Capital Creation and Organizational Innovation

Richard T. Watson, University of Georgia and Liechtenstein Consortium for Digital Capital Creation.

Transforming for the future is a challenging and endless task made more difficult when you don’t fully understand the nature of your current business. In this blog, I present a useful and powerful framework for giving you such an understanding, so you are better prepared to envision a successful future.[1]

The purpose of an organization is to create capital—a durable and transforming factor that provide the basis for production, innovation, and sustained competitiveness. Typically, such a statement fires the neuron that equates capital with financial assets, but there are multiple types of capital. For me, there are six main categories of capital (Table 1). Capital creation occurs when one or more forms of capital are converted to other forms of capital or an enhancement of the same capital, as shown in the following figure (Figure 1).

Figure 1: The capital creation system

 

Table 1: Types of capital

Capital National Organizational Individual
Economic Public infrastructure, both physical and informational Financial, physical, and manufactured resources Personal investments
Human The general health, skills, knowledge, and abilities of the population Skills, knowledge, and abilities of a workforce Personal skills, knowledge, and abilities
Natural Natural resources, living systems, and ecosystem services Rights to use or extract natural resources, such as farming and mining Public parks and gardens
Organizational The political, economic, and legal systems, and national culture Institutionalized knowledge and codified experience (software and databases), routines, patents, manuals, and structures Personal planning, management, and leadership skills
Social Structures for integrating and assimilating citizens within society to create broad and diverse social networks The ability of an organization to benefit from its social connections The ability to benefit from personal social connections
Symbolic National reputation and image

Respect and admiration for a nation’s institutions and culture

Organizational reputation, image, brands, and ranking within its industry The personal honor, status, reputation, or prestige possessed within a given social structure

 

While many organizations, and probably yours, focus on creating economic capital by producing a product or service it can sell, this is not universally true. Universities, for instance, concentrate on creating human (graduates) and organizational (knowledge and intellectual property) capital. Religions produce social (the community of believers) and symbolic (prestige and authority) capital. Government agencies fashion economic (e.g., highways) and organizational (e.g., regulation of electronic communication) capital creation, which in turn provides critical capital for other organizations to incorporate in their capital creation processes.

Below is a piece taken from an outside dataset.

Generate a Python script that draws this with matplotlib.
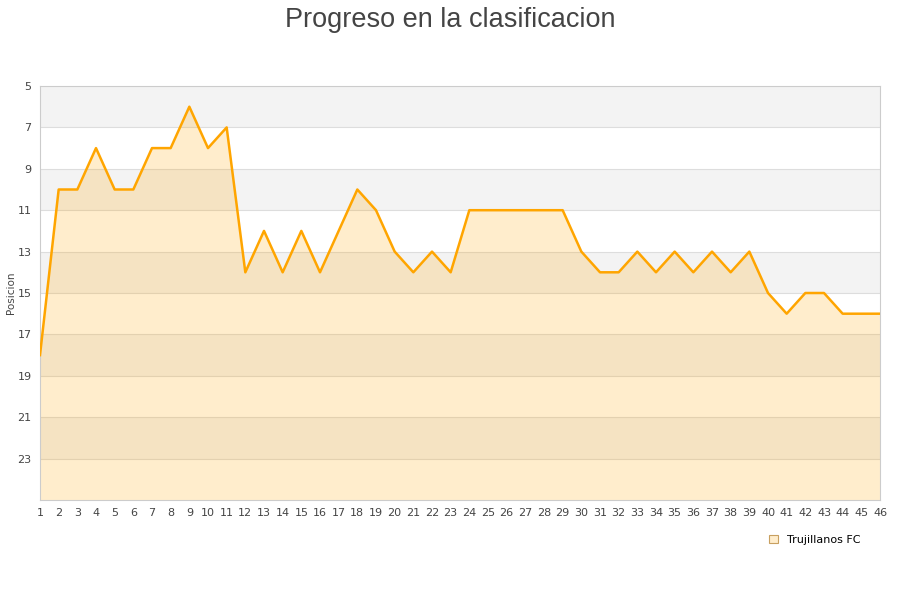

All organizations require a mix of the six types of capital to varying degrees. Deciding on the complementary blend and point of focus determines capital productivity, but this blend is not static. It changes with new technology and varying customer needs. Restructuring an industry’s capital creation system and shifting the focus often induces radical change and higher levels of capital productivity. In the next blog, I will use the car industry to show how a firm’s innovation in its capital creation systems can have a major negative impact on its competitors.

[1] This blog note draws extensively on Watson, R. T. (2019). Capital, Systems and Objects: The Foundation and Future of Organizations. Athens, GA: eGreen Press.